A bicicleta não é apenas o meio de transporte de Gislei. Ela lhe garantiu entrar nas estatísticas de quem tem Ensino Superior completo. A professora, que acaba de concluir a graduação em Psicologia, se orgulha ao lembrar da participação da bicicleta para a execução do curso. “Fiz a faculdade inteira de bike”, conta.
É pedalando que se aprende
Sentimentos de leveza, de liberdade e de superação, como narrados na reportagem, não são os únicos. Quem pedala, tem a chance de sentir a superação, seja por deixar a rodinha de lado ou por encarar quilômetros na estrada, o frio, o vento, o calor. Obstáculo atrás de obstáculo, é pedalando que se aprende. “Metaforicamente a bicicleta nos remete ao nosso próprio desenvolvimento, do aprender a andar. A gente começa rastejando, se segurando na mesinha, no sofá, até soltarmos a mão e dar os primeiros passos. Começamos com um triciclo, com uma bicicleta com rodinha e com o passar do tempo, aumentamos o tamanho da bicicleta e nossa coragem”, explica a psicóloga Daniele Janiewski.
É pedalando que se aprende mais do que o equilíbrio. A bike também tem papel social. “Ela fortalece vínculos com amigos que já temos e que gostam de pedalar. A gente pode pertencer a um grupo de ciclismo, participar de trilas. Sem contar que a atividade física que o ciclismo traz para a saúde é muito bom. Faz bem para tudo, inclusive na produção dos hormônios da felicidade!”, diz Janiewski.

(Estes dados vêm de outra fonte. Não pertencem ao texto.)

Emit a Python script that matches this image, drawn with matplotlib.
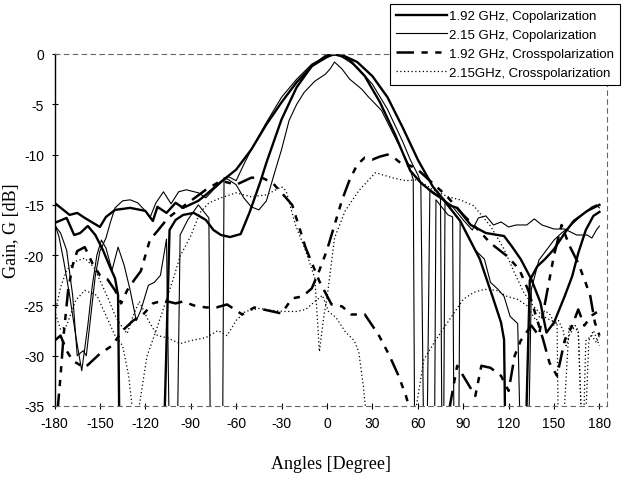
import matplotlib
matplotlib.use("Agg")
import matplotlib.pyplot as plt

plt.rcParams["axes.unicode_minus"] = False

# 1.92 GHz copolarization (two measured cuts)
co192_a_ang = [-180, -170, -165, -160, -150, -146, -140, -130, -120, -115, -112, -106, -100, -95, -85, -80,
               -70, -60, -50, -40, -30, -20, -10, 0, 5, 10, 20, 30, 40, 50, 60, 70, 80, 86, 95, 105, 117,
               122, 128, 135, 141, 145, 150, 157, 162, 166, 171, 176, 180]
co192_a_db = [-14.8, -16, -15.8, -16.3, -17.2, -16.2, -15.5, -15.3, -15.6, -16.6, -15.2, -15.8, -14.8, -15.3,
              -14.6, -14, -12.7, -11.5, -9.5, -7, -4.8, -2.8, -1.2, -0.3, 0, -0.1, -0.8, -2.2, -4.3, -7.3,
              -10.5, -13.2, -15, -15.3, -17, -17.8, -18.1, -19.1, -20.4, -22.4, -24.7, -27.7, -26.7, -24.1,
              -22.1, -19.8, -17.5, -16.1, -15.7]

co192_b_ang = [-180, -172, -167, -163, -158, -153, -148, -143, -140, -138, -137, -108, -104, -100, -95, -88,
               -80, -75, -70, -64, -57, -51, -44, -40, -30, -20, -10, 0, 7, 15, 25, 35, 45, 55, 62, 70, 77,
               88, 101, 110, 115, 117, 118, 124, 131, 134, 139, 144, 150, 158, 163, 172, 180]
co192_b_db = [-16.8, -16.3, -18, -17.8, -17.1, -18, -19.5, -21.3, -22.3, -24, -40, -40, -17.5, -16.5, -16,
              -15.8, -16.5, -17.5, -18, -18.2, -17.9, -15.7, -12.7, -10.8, -6.5, -3.3, -1.2, -0.1, 0, -0.6,
              -2.2, -4.8, -8, -11.6, -12.8, -13.8, -14.5, -16.6, -20.4, -24.4, -26.7, -28.4, -40, -40, -40,
              -22.5, -21.1, -20.4, -19.4, -17.6, -16.6, -15.6, -15]

# 2.15 GHz copolarization (two measured cuts)
co215_a_ang = [-180, -176, -172, -168, -165, -161, -159, -156, -153, -150, -146, -143, -140, -135, -130,
               -125, -120, -117, -113, -108, -103, -98, -93, -85, -80, -75, -70, -65, -60, -55, -50, -40,
               -30, -20, -10, 0, 5, 10, 20, 30, 40, 50, 55, 60, 62, 64, 66, 68, 75, 76, 77, 78, 82, 90,
               96, 100, 105, 110, 115, 120, 125, 132, 137, 142, 150, 157, 165, 172, 175, 178, 180]
co215_a_db = [-17, -17.8, -19.5, -24, -30, -29.5, -30, -26, -22, -19.6, -18.3, -16.7, -15.3, -14.6, -14.5,
              -14.8, -15.6, -16.3, -14.8, -13.7, -14.9, -13.7, -13.5, -13.8, -14.3, -13.5, -12.8, -12.2,
              -12.6, -11, -9.5, -6.8, -4.3, -2.5, -1, -0.2, -0.1, -0.3, -1.3, -3, -5.5, -8.7, -10.5, -12,
              -12.8, -40, -40, -13.5, -14.2, -40, -40, -14.6, -15, -16.5, -17.5, -16.3, -16.1, -17, -16.7,
              -17.2, -17, -17, -16.4, -17, -17.4, -17.4, -18, -18, -18.3, -17.5, -17.1]

co215_b_ang = [-180, -177, -174, -170, -166, -162, -158, -155, -152, -149, -146, -142, -138, -134, -130,
               -126, -123, -118, -114, -110, -106, -104, -99, -97, -92, -85, -78, -77, -69, -68, -65, -60,
               -55, -50, -45, -40, -35, -30, -25, -20, -15, -8, -4, -1, 2, 5, 10, 15, 19, 23, 27, 36, 45,
               54, 57, 58, 71, 72, 80, 83, 84, 87, 88, 92, 98, 104, 108, 113, 117, 121, 126, 128, 133, 135,
               140, 145, 150, 155, 160, 165, 170, 175, 178, 180]
co215_b_db = [-16.8, -18.2, -20.5, -24, -28, -31.5, -27, -23, -20, -18.5, -19.3, -21.5, -19.2, -21, -23.5,
              -26.5, -25.5, -23, -22.7, -22, -18.4, -40, -40, -18, -16.5, -15, -16.3, -40, -40, -12.3,
              -12.5, -13, -14.3, -15.2, -15.5, -14.6, -12, -9.5, -6.6, -5, -3.8, -2.7, -2.3, -2, -1.5,
              -0.8, -1.5, -2.5, -3, -3.5, -4.2, -5.6, -8.3, -11, -12.5, -40, -40, -14.5, -16, -16.2, -40,
              -40, -16.6, -17.8, -19.5, -20.4, -22.7, -23.4, -24.1, -26.1, -26.8, -40, -40, -23.4, -20.5,
              -19.5, -18.5, -17.8, -17.2, -16.5, -15.8, -15.2, -15, -15.3]

# 1.92 GHz crosspolarization (two measured cuts)
x192_a_ang = [-180, -176, -172, -168, -160, -155, -150, -142, -135, -128, -122, -115, -108, -100, -95, -88,
              -80, -73, -66, -56, -48, -36, -30, -23, -16, -10, -5, 0, 5, 10, 15, 20, 25, 30, 35, 40, 45,
              50, 55, 60, 68, 79, 90, 100, 108, 119, 127, 133, 138, 143, 147, 152, 157, 162, 166, 170,
              175, 180]
x192_a_db = [-28.5, -28, -29.5, -30.5, -31.2, -30.5, -29.8, -29, -27.5, -26.5, -26, -24.8, -24.5, -24.8,
             -24.6, -25, -25.2, -25.2, -24.9, -25.9, -25.2, -25.6, -25.8, -24.3, -24.1, -23.3, -21.5, -19.5,
             -17, -14.5, -12.5, -11, -10.3, -10.5, -10.2, -10, -10.4, -11, -11.1, -11.5, -12.6, -14.1, -16,
             -17.5, -18.8, -20.1, -21.4, -23.5, -26, -28.5, -30.7, -32, -28.5, -27, -25.4, -27, -26, -25.5]

x192_b_ang = [-178, -176, -174, -171, -168, -165, -160, -155, -150, -145, -140, -136, -132, -127, -123,
              -117, -112, -105, -98, -90, -80, -70, -60, -50, -43, -36, -30, -23, -14, -5, 3, 10, 16, 25,
              34, 41, 47, 52, 56, 80, 86, 92, 98, 102, 108, 115, 120, 124, 128, 135, 140, 145, 150, 155,
              160, 166, 171, 174, 177, 180]
x192_b_db = [-35.5, -32, -28, -23.5, -21, -19.6, -19.2, -20.8, -22, -22.4, -23.5, -24.8, -23.5, -22.4,
             -21.6, -18.5, -17.6, -16.3, -15.5, -14.6, -13.5, -12.6, -13, -12.3, -12.3, -12.8, -13.8, -15,
             -19.3, -22.6, -24.9, -25.1, -25.9, -25.9, -27.9, -29.9, -31.9, -33.9, -36, -36, -31, -32.5,
             -34, -31, -31.2, -32, -33.5, -30, -28.5, -27, -28, -24, -20, -17, -19, -20.8, -22.8, -24.1,
             -26.7, -28]

# 2.15 GHz crosspolarization (two measured cuts)
x215_a_ang = [-180, -176, -172, -166, -160, -152, -146, -140, -135, -131, -128, -125, -119, -112, -106,
              -101, -97, -90, -84, -78, -70, -60, -50, -40, -30, -27, -21, -14, -8, -5, -2, 0, 5, 12, 21,
              32, 43, 52, 60, 70, 80, 88, 97, 108, 117, 124, 130, 136, 142, 148, 152, 153, 155, 160, 166,
              169, 171, 175, 178, 180]
x215_a_db = [-25.5, -27.4, -27, -24.5, -23.5, -24, -26, -28, -29, -32, -36, -36, -30.1, -27.1, -24.4,
             -22.1, -20.1, -18.1, -15.8, -14.8, -14.3, -13.8, -14.2, -14, -13.2, -13.6, -16.9, -19.6,
             -22.3, -29.6, -26, -24.3, -18.3, -15.6, -13.6, -11.8, -12.3, -12.6, -12.5, -13.5, -14.2,
             -14.5, -15.1, -17.1, -19.4, -21.8, -23.7, -25, -26, -26.5, -26.7, -40, -40, -27, -27.5, -40,
             -28.5, -28, -28.7, -28]

x215_b_ang = [-180, -176, -172, -166, -160, -154, -150, -144, -140, -136, -132, -128, -124, -118, -112,
              -106, -97, -90, -80, -72, -66, -60, -54, -45, -36, -28, -20, -14, -8, -3, 1, 6, 12, 18, 21,
              24, 26, 58, 64, 72, 81, 90, 97, 104, 112, 119, 126, 132, 138, 144, 148, 150, 153, 156, 158,
              160, 164, 166, 168, 171, 173, 176, 180]
x215_b_db = [-26, -23.2, -21.5, -20.6, -20.3, -21.2, -22.5, -24.5, -26, -27, -27.8, -26, -24.6, -26.5, -28,
             -28.2, -28.8, -28.5, -28.2, -27.5, -28, -26.5, -25.6, -25.3, -25.5, -25.6, -25.6, -25.4,
             -24.6, -24, -25.6, -26.2, -27.6, -28.5, -29.6, -33, -36, -36, -30.4, -28.4, -26.4, -24.4,
             -23.7, -23.4, -23.5, -24.1, -24.4, -25, -26.5, -25.5, -26, -27, -26.5, -27.5, -29, -28, -27,
             -27.5, -36, -36, -28.5, -27.5, -29]

x_ticks = list(range(-180, 181, 30))
y_ticks = list(range(-35, 1, 5))
legend_labels = ["1.92 GHz, Copolarization", "2.15 GHz, Copolarization",
                 "1.92 GHz, Crosspolarization", "2.15GHz, Crosspolarization"]

dash_long = (0, (7, 3, 2.5, 3, 2.5, 3))
dots = (0, (1, 2))

fig = plt.figure(figsize=(6.22, 4.81), dpi=100)
ax = fig.add_axes([54.5 / 622, 1 - 407 / 481, (607 - 54.5) / 622, 352 / 481])

ax.plot(co192_a_ang, co192_a_db, color="black", lw=1.7, label=legend_labels[0])
ax.plot(co192_b_ang, co192_b_db, color="black", lw=1.7)
ax.plot(co215_a_ang, co215_a_db, color="black", lw=0.8, label=legend_labels[1])
ax.plot(co215_b_ang, co215_b_db, color="black", lw=0.8)
ax.plot(x192_a_ang, x192_a_db, color="black", lw=1.8, linestyle=dash_long, label=legend_labels[2])
ax.plot(x192_b_ang, x192_b_db, color="black", lw=1.8, linestyle=dash_long)
ax.plot(x215_a_ang, x215_a_db, color="black", lw=0.9, linestyle=dots, label=legend_labels[3])
ax.plot(x215_b_ang, x215_b_db, color="black", lw=0.9, linestyle=dots)

ax.set_xlim(-180, 185)
ax.set_ylim(-35, 0)
ax.set_xticks(x_ticks)
ax.set_yticks(y_ticks)
ax.tick_params(axis="both", direction="inout", length=5, width=0.8, labelsize=10, pad=5)
for lab in ax.get_xticklabels() + ax.get_yticklabels():
    lab.set_fontfamily("Liberation Sans")

for side in ["top", "right", "bottom"]:
    ax.spines[side].set_linestyle((0, (4, 4)))
    ax.spines[side].set_color("#666666")
    ax.spines[side].set_linewidth(0.8)
ax.spines["left"].set_linewidth(1.0)

ax.set_xlabel("Angles [Degree]", fontfamily="Liberation Serif", fontsize=13, labelpad=18)
ax.set_ylabel("Gain, G [dB]", fontfamily="Liberation Serif", fontsize=13)
ax.yaxis.set_label_coords(-0.062, 0.5)

leg = fig.legend(loc="upper right", bbox_to_anchor=(620 / 622, 1 - 5 / 481),
                 bbox_transform=fig.transFigure, prop={"family": "Liberation Sans", "size": 9.5},
                 handlelength=3.9, handletextpad=0.15, labelspacing=0.5, borderpad=0.45,
                 fancybox=False, framealpha=1, edgecolor="black", borderaxespad=0)
leg.get_frame().set_linewidth(0.8)

fig.savefig("out.png", dpi=100)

É pedalando que se aprende – e se entende – que a bicicleta é uma ferramenta de integração. “Especialmente nas pedaladas em grupos. De repente, aparece um obstáculo no caminho e todo mundo se ajuda. É isso o que a gente vê. Ela desenvolve as habilidades sociais”, avalia. Ela integra, conforme a profissional, a família. “É comum a gente ver avós com os netinhos pedalando. A bicicleta é algo acessível para todos na família”.
E é assim, pedalando que se aprende.